- **Aim of the exercise**: Return all the entries exactly, keeping pictures out.

- **Data**:
---*---

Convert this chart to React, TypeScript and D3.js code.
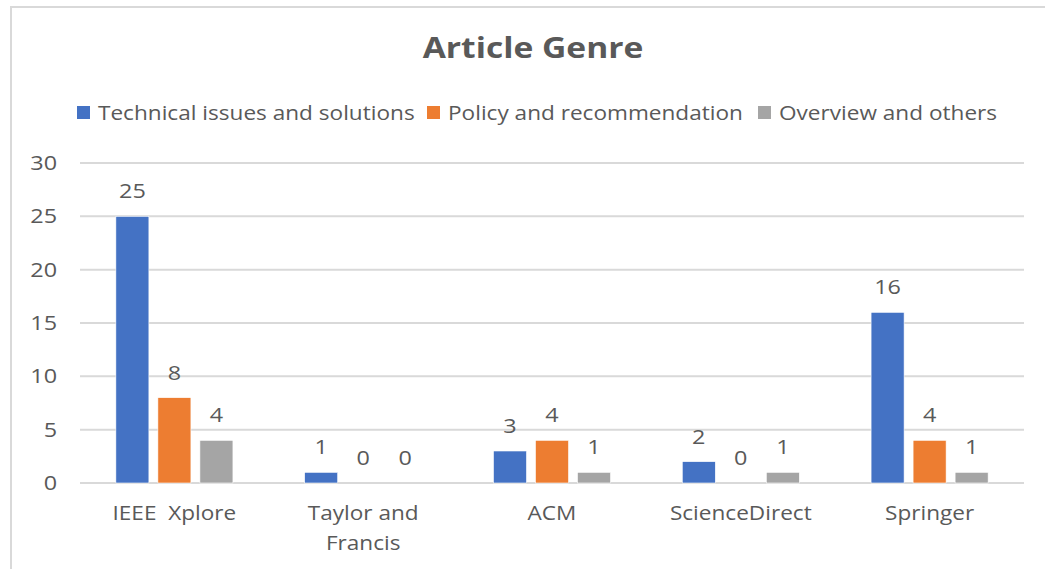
import * as d3 from "d3";

// chart data
const categories = ["IEEE  Xplore", "Taylor and Francis", "ACM", "ScienceDirect", "Springer"];
const categoryLines = [["IEEE  Xplore"], ["Taylor and", "Francis"], ["ACM"], ["ScienceDirect"], ["Springer"]];
const seriesNames = ["Technical issues and solutions", "Policy and recommendation", "Overview and others"];
const technical = [25, 1, 3, 2, 16];
const policy = [8, 0, 4, 0, 4];
const overview = [4, 0, 1, 1, 1];
const yTicks = [0, 5, 10, 15, 20, 25, 30];

const colors = ["#4472C4", "#ED7D31", "#A5A5A5"];
const textColor = "#595959";
const font = "'Open Sans', 'Noto Sans', sans-serif";

// the source picture is a bit wider than tall, so text is stretched horizontally
function SText({x, y, children, anchor = "start", size = 20, sx = 1.13, weight = "normal"}: any) {
  return (
    <text transform={`translate(${x},${y}) scale(${sx},1)`} textAnchor={anchor} fontSize={size}
      fontWeight={weight} fill={textColor} style={{whiteSpace: "pre"}}>{children}</text>
  );
}

export default function App() {
  const width = 1045;
  const height = 569;
  const plot = {left: 80, right: 1024, top: 163, bottom: 483};

  const values = [technical, policy, overview];

  const x = d3.scaleBand<string>().domain(categories).range([plot.left, plot.right]).paddingInner(0.38).paddingOuter(0.19);
  const xSub = d3.scaleBand<number>().domain([0, 1, 2]).range([0, x.bandwidth()]).paddingInner(0.214);
  const y = d3.scaleLinear().domain([0, 30]).range([plot.bottom, plot.top]);

  // legend positions (square)
  const legendX = [77, 427, 758];

  return (
    <svg width={width} height={height} style={{position: "absolute", left: 0, top: 0, background: "#fff"}} fontFamily={font}>
      <rect x={11} y={7} width={1100} height={700} fill="#fff" stroke="#D9D9D9" strokeWidth={2} />

      <SText x={533} y={58} anchor="middle" size={28} sx={1.2} weight="bold">Article Genre</SText>

      {seriesNames.map((name, i) => (
        <g key={name}>
          <rect x={legendX[i]} y={106} width={13} height={13} fill={colors[i]} />
          <SText x={legendX[i] + 21} y={120}>{name}</SText>
        </g>
      ))}

      {yTicks.map(t => (
        <g key={t}>
          <line x1={plot.left} x2={plot.right} y1={y(t)} y2={y(t)} stroke="#D9D9D9" strokeWidth={2} />
          <SText x={57} y={y(t) + 7} anchor="end" sx={1.17}>{t}</SText>
        </g>
      ))}

      {categories.map((c, ci) => (
        <g key={c} transform={`translate(${x(c)},0)`}>
          {values.map((series, si) => {
            const v = series[ci];
            const bx = xSub(si)!;
            return (
              <g key={si}>
                {v > 0 && (
                  <rect x={bx} y={y(v)} width={xSub.bandwidth()} height={y(0) - y(v)} fill={colors[si]} stroke="#fff" strokeWidth={0.6} />
                )}
                <SText x={bx + xSub.bandwidth() / 2} y={y(v) - 18} anchor="middle" sx={1.17}>{v}</SText>
              </g>
            );
          })}
          {categoryLines[ci].map((line, li) => (
            <SText key={li} x={x.bandwidth() / 2} y={520 + li * 30} anchor="middle">{line}</SText>
          ))}
        </g>
      ))}
    </svg>
  );
}
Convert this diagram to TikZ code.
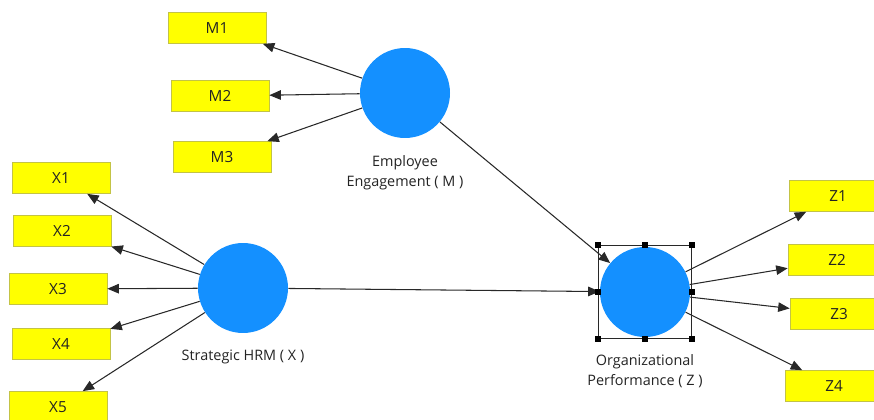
\documentclass[tikz,border=0pt]{standalone}
\usepackage{fontspec}
\setmainfont{Open Sans}
\usetikzlibrary{arrows.meta,positioning}

\definecolor{latentblue}{RGB}{20,144,255}
\definecolor{itemyellow}{RGB}{255,255,0}
\definecolor{itemborder}{RGB}{195,195,70}
\definecolor{linegray}{RGB}{40,40,40}
\definecolor{textgray}{RGB}{35,35,35}

\tikzset{
  latent/.style={circle, fill=latentblue, minimum size=1.8cm, inner sep=0pt},
  item/.style={rectangle, draw=itemborder, line width=0.4pt, fill=itemyellow,
    minimum width=1.96cm, minimum height=0.62cm, inner sep=0pt,
    text=textgray, font=\fontsize{8.7}{10}\selectfont},
  lbl/.style={align=center, text=textgray, font=\fontsize{8.2}{11.4}\selectfont},
  load/.style={draw=linegray, line width=0.6pt, -{Triangle[length=2.3mm,width=1.9mm]}},
  handle/.style={fill=black, minimum size=0.12cm, inner sep=0pt}
}

\begin{document}
\begin{tikzpicture}[x=0.02cm,y=-0.02cm]
    \useasboundingbox (0,0) rectangle (874,419);
    \clip (0,0) rectangle (874,419);

    % latent variables
    \node[latent] (M) at (405,93) {};
    \node[latent] (X) at (243,288) {};
    \node[latent] (Z) at (645,292) {};

    % labels
    \node[lbl] at (405,173) {Employee\\Engagement ( M )};
    \node[lbl] at (243,357) {Strategic HRM ( X )};
    \node[lbl] at (645,371) {Organizational\\Performance ( Z )};

    % indicators
    \node[item] (M1) at (217,28) {M1};
    \node[item] (M2) at (220,96) {M2};
    \node[item] (M3) at (222,157) {M3};

    \node[item] (X1) at (61,178) {X1};
    \node[item] (X2) at (62,231) {X2};
    \node[item] (X3) at (58,289) {X3};
    \node[item] (X4) at (61,344) {X4};
    \node[item] (X5) at (58,407) {X5};

    \node[item] (Z1) at (838,196) {Z1};
    \node[item] (Z2) at (837,260) {Z2};
    \node[item] (Z3) at (839,314) {Z3};
    \node[item] (Z4) at (834,386) {Z4};

    % outer loadings
    \foreach \i in {1,2,3} \draw[load] (M) -- (M\i);
    \foreach \i in {1,...,5} \draw[load] (X) -- (X\i);
    \foreach \i in {1,...,4} \draw[load] (Z) -- (Z\i);

    % structural paths
    \draw[load] (M) -- (Z);
    \draw[load] (X) -- (Z);

    % selection frame
    \node[draw=linegray, line width=0.6pt, minimum size=1.86cm, inner sep=0pt] (Zsel) at (Z) {};
    \foreach \a in {north west,north,north east,east,south east,south,south west,west}
      \node[handle] at (Zsel.\a) {};
\end{tikzpicture}
\end{document}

---*---

- **Right answer**:
Convert this chart to React, TypeScript and D3.js code.
import * as d3 from "d3";

// chart data
const categories = ["IEEE  Xplore", "Taylor and Francis", "ACM", "ScienceDirect", "Springer"];
const categoryLines = [["IEEE  Xplore"], ["Taylor and", "Francis"], ["ACM"], ["ScienceDirect"], ["Springer"]];
const seriesNames = ["Technical issues and solutions", "Policy and recommendation", "Overview and others"];
const technical = [25, 1, 3, 2, 16];
const policy = [8, 0, 4, 0, 4];
const overview = [4, 0, 1, 1, 1];
const yTicks = [0, 5, 10, 15, 20, 25, 30];

const colors = ["#4472C4", "#ED7D31", "#A5A5A5"];
const textColor = "#595959";
const font = "'Open Sans', 'Noto Sans', sans-serif";

// the source picture is a bit wider than tall, so text is stretched horizontally
function SText({x, y, children, anchor = "start", size = 20, sx = 1.13, weight = "normal"}: any) {
  return (
    <text transform={`translate(${x},${y}) scale(${sx},1)`} textAnchor={anchor} fontSize={size}
      fontWeight={weight} fill={textColor} style={{whiteSpace: "pre"}}>{children}</text>
  );
}

export default function App() {
  const width = 1045;
  const height = 569;
  const plot = {left: 80, right: 1024, top: 163, bottom: 483};

  const values = [technical, policy, overview];

  const x = d3.scaleBand<string>().domain(categories).range([plot.left, plot.right]).paddingInner(0.38).paddingOuter(0.19);
  const xSub = d3.scaleBand<number>().domain([0, 1, 2]).range([0, x.bandwidth()]).paddingInner(0.214);
  const y = d3.scaleLinear().domain([0, 30]).range([plot.bottom, plot.top]);

  // legend positions (square)
  const legendX = [77, 427, 758];

  return (
    <svg width={width} height={height} style={{position: "absolute", left: 0, top: 0, background: "#fff"}} fontFamily={font}>
      <rect x={11} y={7} width={1100} height={700} fill="#fff" stroke="#D9D9D9" strokeWidth={2} />

      <SText x={533} y={58} anchor="middle" size={28} sx={1.2} weight="bold">Article Genre</SText>

      {seriesNames.map((name, i) => (
        <g key={name}>
          <rect x={legendX[i]} y={106} width={13} height={13} fill={colors[i]} />
          <SText x={legendX[i] + 21} y={120}>{name}</SText>
        </g>
      ))}

      {yTicks.map(t => (
        <g key={t}>
          <line x1={plot.left} x2={plot.right} y1={y(t)} y2={y(t)} stroke="#D9D9D9" strokeWidth={2} />
          <SText x={57} y={y(t) + 7} anchor="end" sx={1.17}>{t}</SText>
        </g>
      ))}

      {categories.map((c, ci) => (
        <g key={c} transform={`translate(${x(c)},0)`}>
          {values.map((series, si) => {
            const v = series[ci];
            const bx = xSub(si)!;
            return (
              <g key={si}>
                {v > 0 && (
                  <rect x={bx} y={y(v)} width={xSub.bandwidth()} height={y(0) - y(v)} fill={colors[si]} stroke="#fff" strokeWidth={0.6} />
                )}
                <SText x={bx + xSub.bandwidth() / 2} y={y(v) - 18} anchor="middle" sx={1.17}>{v}</SText>
              </g>
            );
          })}
          {categoryLines[ci].map((line, li) => (
            <SText key={li} x={x.bandwidth() / 2} y={520 + li * 30} anchor="middle">{line}</SText>
          ))}
        </g>
      ))}
    </svg>
  );
}
Convert this diagram to TikZ code.
\documentclass[tikz,border=0pt]{standalone}
\usepackage{fontspec}
\setmainfont{Open Sans}
\usetikzlibrary{arrows.meta,positioning}

\definecolor{latentblue}{RGB}{20,144,255}
\definecolor{itemyellow}{RGB}{255,255,0}
\definecolor{itemborder}{RGB}{195,195,70}
\definecolor{linegray}{RGB}{40,40,40}
\definecolor{textgray}{RGB}{35,35,35}

\tikzset{
  latent/.style={circle, fill=latentblue, minimum size=1.8cm, inner sep=0pt},
  item/.style={rectangle, draw=itemborder, line width=0.4pt, fill=itemyellow,
    minimum width=1.96cm, minimum height=0.62cm, inner sep=0pt,
    text=textgray, font=\fontsize{8.7}{10}\selectfont},
  lbl/.style={align=center, text=textgray, font=\fontsize{8.2}{11.4}\selectfont},
  load/.style={draw=linegray, line width=0.6pt, -{Triangle[length=2.3mm,width=1.9mm]}},
  handle/.style={fill=black, minimum size=0.12cm, inner sep=0pt}
}

\begin{document}
\begin{tikzpicture}[x=0.02cm,y=-0.02cm]
    \useasboundingbox (0,0) rectangle (874,419);
    \clip (0,0) rectangle (874,419);

    % latent variables
    \node[latent] (M) at (405,93) {};
    \node[latent] (X) at (243,288) {};
    \node[latent] (Z) at (645,292) {};

    % labels
    \node[lbl] at (405,173) {Employee\\Engagement ( M )};
    \node[lbl] at (243,357) {Strategic HRM ( X )};
    \node[lbl] at (645,371) {Organizational\\Performance ( Z )};

    % indicators
    \node[item] (M1) at (217,28) {M1};
    \node[item] (M2) at (220,96) {M2};
    \node[item] (M3) at (222,157) {M3};

    \node[item] (X1) at (61,178) {X1};
    \node[item] (X2) at (62,231) {X2};
    \node[item] (X3) at (58,289) {X3};
    \node[item] (X4) at (61,344) {X4};
    \node[item] (X5) at (58,407) {X5};

    \node[item] (Z1) at (838,196) {Z1};
    \node[item] (Z2) at (837,260) {Z2};
    \node[item] (Z3) at (839,314) {Z3};
    \node[item] (Z4) at (834,386) {Z4};

    % outer loadings
    \foreach \i in {1,2,3} \draw[load] (M) -- (M\i);
    \foreach \i in {1,...,5} \draw[load] (X) -- (X\i);
    \foreach \i in {1,...,4} \draw[load] (Z) -- (Z\i);

    % structural paths
    \draw[load] (M) -- (Z);
    \draw[load] (X) -- (Z);

    % selection frame
    \node[draw=linegray, line width=0.6pt, minimum size=1.86cm, inner sep=0pt] (Zsel) at (Z) {};
    \foreach \a in {north west,north,north east,east,south east,south,south west,west}
      \node[handle] at (Zsel.\a) {};
\end{tikzpicture}
\end{document}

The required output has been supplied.